1

I have an eclipse project set up that is NOT directly placed inside an SVN checkout tree - instead I use 'link src' option in eclipse to set up my project. Thoughts went behind this approach are primarily geared towards keeping the SVN checkout tree free from all the clutter that Eclipse (and any running plugins) would make when creating a project directly pointing to a parent svn tree structure. The problem I have with this approach is that subclipse is failing to read-in .svn info from 'linked src' folders therefore features such as compare / history are not available for any of these linked resources. Question is is there a work around? If not is there a better approach?

Senthu Sivasambu
  • 181
  • 1
  • 3
  • 12

2 Answers2

1

Why don't you use svn ignore to keep the clutter away from your svn tree? See Subclipse svn:ignore

Community
  • 1
  • 1
Gorkem Ercan
  • 3,220
  • 1
  • 18
  • 26
  • Thanks for the reply Gorkem. Agree, it is an attractive alternative. However say; you use a plugin that adds more hidden files to the project directory (or others)... then this approach would become tedious manual process..wouldn't it. As far as linked src folders are concerned - Eclipse does pick up .svn info as long as project root is inside a versioned folder..however if the project root does not point to a versioned dir then it does not.. :( – Senthu Sivasambu Jul 16 '12 at 18:32
  • +1 You can define a list of resources along with regular expression patterns.

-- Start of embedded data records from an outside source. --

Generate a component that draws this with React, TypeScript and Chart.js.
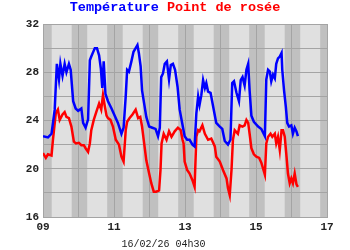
import React, { useEffect, useRef } from "react";
import { Chart, registerables } from "chart.js";

Chart.register(...registerables);

// ---- data ----
const headerTemp = "Température";
const headerDew = "Point de rosée";
const footerLabel = "16/02/26 04h30";

const xTicksMin = 9;
const xTicksMax = 17;
const yMin = 16;
const yMax = 32;

// days whose daylight band is drawn (sunrise/sunset in hours)
const bandDays = [9, 10, 11, 12, 13, 14, 15, 16];
const sunriseHour = 5.9;
const sunsetHour = 19.4;

const tempDays = [
  9.0, 9.14, 9.24, 9.33, 9.39, 9.45, 9.49, 9.55, 9.61, 9.66, 9.73, 9.78, 9.85, 9.92, 9.99,
  10.08, 10.13, 10.2, 10.27, 10.32, 10.36, 10.46, 10.52, 10.58, 10.63, 10.67, 10.71, 10.76, 10.83, 10.93,
  11.02, 11.11, 11.21, 11.27, 11.33, 11.37, 11.42, 11.49, 11.55, 11.61, 11.66, 11.7, 11.75, 11.79, 11.85, 11.91, 11.99,
  12.08, 12.17, 12.24, 12.29, 12.33, 12.38, 12.43, 12.49, 12.55, 12.6, 12.66, 12.72, 12.79, 12.85, 12.92, 12.99,
  13.06, 13.13, 13.21, 13.27, 13.32, 13.37, 13.41, 13.46, 13.51, 13.56, 13.6, 13.65, 13.72, 13.79, 13.88, 13.98,
  14.05, 14.12, 14.21, 14.28, 14.33, 14.38, 14.45, 14.52, 14.57, 14.62, 14.68, 14.73, 14.78, 14.82, 14.87, 14.94,
  15.06, 15.15, 15.25, 15.29, 15.34, 15.39, 15.43, 15.48, 15.53, 15.57, 15.62, 15.67, 15.72, 15.74, 15.79, 15.84, 15.88, 15.93, 15.995,
  16.04, 16.09, 16.14, 16.18,
];
const tempValues = [
  22.7, 22.6, 22.9, 24.9, 28.7, 27.4, 28.7, 27.7, 28.7, 28.0, 28.7, 28.2, 25.6, 25.0, 24.8,
  25.0, 23.8, 23.4, 24.1, 29.0, 29.3, 30.0, 30.0, 29.4, 28.3, 26.7, 28.9, 26.2, 25.6, 25.0,
  24.4, 23.8, 22.9, 23.4, 26.0, 28.2, 28.05, 28.9, 29.7, 30.0, 30.25, 29.6, 28.5, 26.5, 25.4, 24.3, 23.5,
  23.4, 23.3, 22.7, 23.4, 27.6, 27.9, 28.7, 28.9, 27.4, 28.6, 28.7, 28.2, 26.8, 24.9, 23.8, 22.7,
  22.4, 22.4, 22.0, 21.85, 24.6, 26.0, 25.3, 26.1, 27.35, 26.7, 27.1, 26.4, 26.3, 25.2, 23.8, 23.5,
  23.3, 22.3, 22.0, 22.4, 27.1, 27.25, 26.3, 25.6, 27.35, 27.6, 26.9, 28.2, 28.7, 26.5, 24.4, 23.9,
  23.5, 23.3, 22.7, 27.4, 28.2, 28.05, 27.25, 27.8, 27.5, 28.7, 29.15, 29.3, 29.6, 28.2, 26.5, 25.15, 23.8, 23.5, 23.6,
  22.9, 23.4, 23.1, 22.7,
];

const dewDays = [
  9.0, 9.08, 9.14, 9.24, 9.28, 9.36, 9.42, 9.47, 9.55, 9.61, 9.66, 9.73, 9.8, 9.87, 9.93,
  10.01, 10.08, 10.15, 10.2, 10.27, 10.32, 10.36, 10.43, 10.5, 10.58, 10.64, 10.69, 10.74, 10.79, 10.83, 10.9,
  10.97, 11.05, 11.14, 11.21, 11.27, 11.33, 11.37, 11.44, 11.52, 11.61, 11.68, 11.74, 11.79, 11.85, 11.91, 11.99,
  12.05, 12.12, 12.19, 12.27, 12.31, 12.34, 12.4, 12.48, 12.55, 12.62, 12.71, 12.8, 12.88, 12.93, 12.96, 12.99,
  13.06, 13.13, 13.21, 13.27, 13.32, 13.37, 13.41, 13.49, 13.56, 13.65, 13.74, 13.84, 13.88, 13.98,
  14.07, 14.17, 14.21, 14.26, 14.31, 14.35, 14.4, 14.49, 14.54, 14.62, 14.68, 14.73, 14.78, 14.82, 14.87, 14.94,
  15.01, 15.09, 15.15, 15.25, 15.29, 15.34, 15.41, 15.46, 15.53, 15.57, 15.62, 15.67, 15.72, 15.76, 15.81, 15.86, 15.9, 15.95, 15.995,
  16.04, 16.09, 16.14, 16.18,
];
const dewValues = [
  21.3, 20.9, 21.2, 21.1, 22.4, 24.6, 24.9, 24.05, 24.5, 24.7, 24.3, 24.2, 23.5, 22.25, 22.1,
  22.15, 21.95, 21.95, 21.7, 21.4, 22.1, 23.2, 24.05, 24.7, 25.4, 24.9, 26.1, 25.2, 24.4, 24.2, 24.05,
  23.5, 22.4, 22.0, 21.0, 20.6, 23.2, 23.9, 24.2, 24.5, 24.9, 24.2, 24.3, 23.5, 22.1, 20.7, 19.6,
  18.8, 18.1, 18.1, 18.2, 19.9, 22.1, 22.9, 22.4, 23.1, 22.65, 23.1, 23.4, 23.2, 22.4, 22.1, 20.6,
  19.9, 19.6, 19.05, 18.5, 22.65, 23.2, 23.1, 23.6, 22.9, 22.4, 22.5, 21.85, 21.0, 20.6,
  19.9, 19.2, 18.4, 17.8, 19.9, 22.4, 23.2, 22.9, 23.6, 23.5, 23.6, 24.05, 23.8, 22.9, 21.7, 21.2,
  21.0, 20.9, 20.5, 19.5, 22.1, 22.65, 22.9, 22.65, 22.9, 22.1, 22.65, 21.55, 23.2, 23.2, 22.65, 21.0, 19.6, 18.8, 19.2,
  18.8, 19.6, 18.7, 18.5,
];

// ---- styles ----
const blue = "#0000ff";
const red = "#ff0000";
const nightColor = "#c0c0c0";
const dayColor = "#e0e0e0";
const gridColor = "#a4a4a4";
const textColor = "#222222";
const monoFont = '"Liberation Mono", "DejaVu Sans Mono", monospace';

const bandsPlugin = {
  id: "bands",
  beforeDraw(chart: any) {
    const { ctx, chartArea, scales } = chart;
    if (!chartArea) return;
    const { left, right, top, bottom } = chartArea;
    const xs = scales.x;
    ctx.save();
    ctx.fillStyle = "#ffffff";
    ctx.fillRect(0, 0, chart.width, chart.height);
    ctx.fillStyle = nightColor;
    ctx.fillRect(left, top, right - left, bottom - top);
    ctx.fillStyle = dayColor;
    bandDays.forEach((d) => {
      const x0 = xs.getPixelForValue(d + sunriseHour / 24);
      const x1 = xs.getPixelForValue(d + sunsetHour / 24);
      ctx.fillRect(x0, top, x1 - x0, bottom - top);
    });
    ctx.restore();
  },
};

const headerPlugin = {
  id: "header",
  afterDraw(chart: any) {
    const { ctx } = chart;
    ctx.save();
    ctx.font = `bold 13.5px ${monoFont}`;
    ctx.textBaseline = "middle";
    ctx.textAlign = "left";
    const full = headerTemp + " " + headerDew;
    const total = ctx.measureText(full).width;
    let x = chart.width / 2 - total / 2;
    const y = 8;
    ctx.fillStyle = blue;
    ctx.fillText(headerTemp, x, y);
    x += ctx.measureText(headerTemp + " ").width;
    ctx.fillStyle = red;
    ctx.fillText(headerDew, x, y);
    ctx.restore();
  },
};

export default function App() {
  const ref = useRef<HTMLCanvasElement | null>(null);

  useEffect(() => {
    if (!ref.current) return;
    const chart = new Chart(ref.current, {
      type: "line",
      data: {
        datasets: [
          {
            label: headerTemp,
            data: tempDays.map((d, i) => ({ x: d, y: tempValues[i] })),
            borderColor: blue,
            backgroundColor: blue,
            borderWidth: 2.5,
            pointRadius: 0,
            tension: 0,
          },
          {
            label: headerDew,
            data: dewDays.map((d, i) => ({ x: d, y: dewValues[i] })),
            borderColor: red,
            backgroundColor: red,
            borderWidth: 2.5,
            pointRadius: 0,
            tension: 0,
          },
        ],
      },
      options: {
        animation: false,
        responsive: false,
        devicePixelRatio: 1,
        layout: { padding: { top: 24, right: 23, left: 0, bottom: 0 } },
        plugins: {
          legend: { display: false },
          tooltip: { enabled: false },
          title: {
            display: true,
            position: "bottom",
            text: footerLabel,
            color: textColor,
            font: { family: monoFont, size: 10, weight: "normal" },
            padding: { top: 0, bottom: 0 },
          },
        },
        scales: {
          x: {
            type: "linear",
            min: xTicksMin,
            max: xTicksMax,
            grid: { color: gridColor, drawTicks: false, lineWidth: 1 },
            border: { color: gridColor },
            ticks: {
              stepSize: 1,
              autoSkip: false,
              maxRotation: 0,
              padding: 4,
              color: textColor,
              font: { family: monoFont, size: 11, weight: "bold" },
              callback: (v: any) => (Number(v) % 2 === 1 ? String(v).padStart(2, "0") : ""),
            },
            afterFit: (s: any) => {
              s.height = 21;
            },
          },
          y: {
            min: yMin,
            max: yMax,
            grid: { color: gridColor, drawTicks: false, lineWidth: 1 },
            border: { color: gridColor },
            ticks: {
              stepSize: 2,
              padding: 4,
              color: textColor,
              font: { family: monoFont, size: 11, weight: "bold" },
              callback: (v: any) => (Number(v) % 4 === 0 ? String(v) : ""),
            },
            afterFit: (s: any) => {
              s.width = 43;
            },
          },
        },
      },
      plugins: [bandsPlugin, headerPlugin],
    });
    return () => chart.destroy();
  }, []);

  return (
    <div style={{ position: "absolute", left: 0, top: 0, width: 350, height: 250, background: "#fff" }}>
      <canvas ref={ref} width={350} height={250} style={{ display: "block" }} />
    </div>
  );
}
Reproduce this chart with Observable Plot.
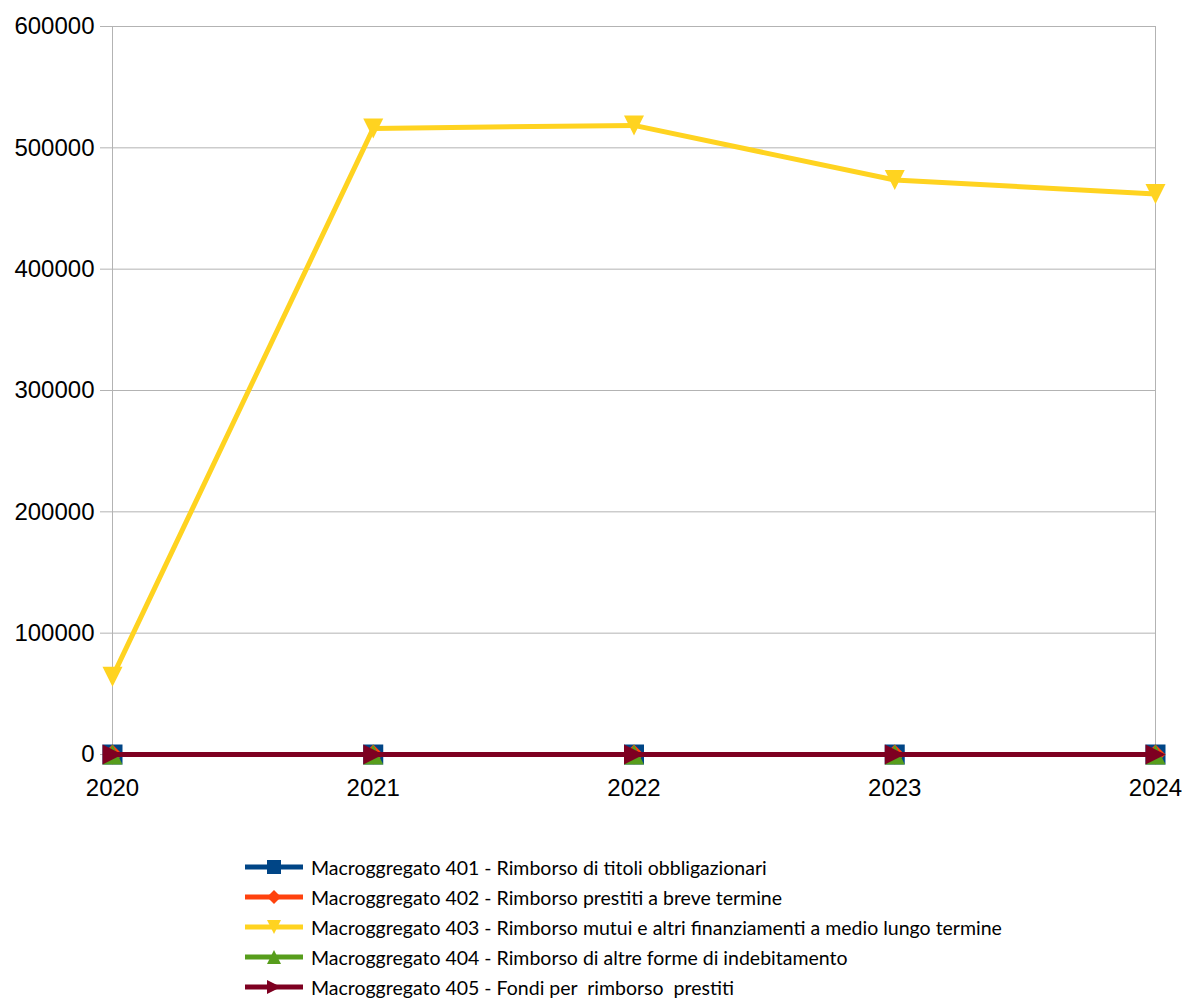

You don't need to it for all files one by one. eg. /target/* anything inside target folder will be ignored. – fmucar Jul 17 '12 at 15:58
  • I have noticed that myself. It is useful and that's what we are doing. One must do that manually anyway..let's if there is a new developer joining the team, this info must be somewhere there on the wiki telling them not to check-in these changes..it is this kind of issues I am trying to eliminate. – Senthu Sivasambu Jul 17 '12 at 18:08
1

Subclipse follows the strategy for being "link friendly" in the Eclipse documentation, which namely means that we automatically ignore linked resources. See:

http://help.eclipse.org/juno/topic/org.eclipse.platform.doc.isv/guide/team_resources_linked.htm

Subclipse relies on Subversion API for all operations and Subversion works with the file system. It has no knowledge of Eclipse-specific functionality like linked resources, so it can only follow the normal semantics of a Subversion working copy. It could never see the existence of these resources as part of a working copy.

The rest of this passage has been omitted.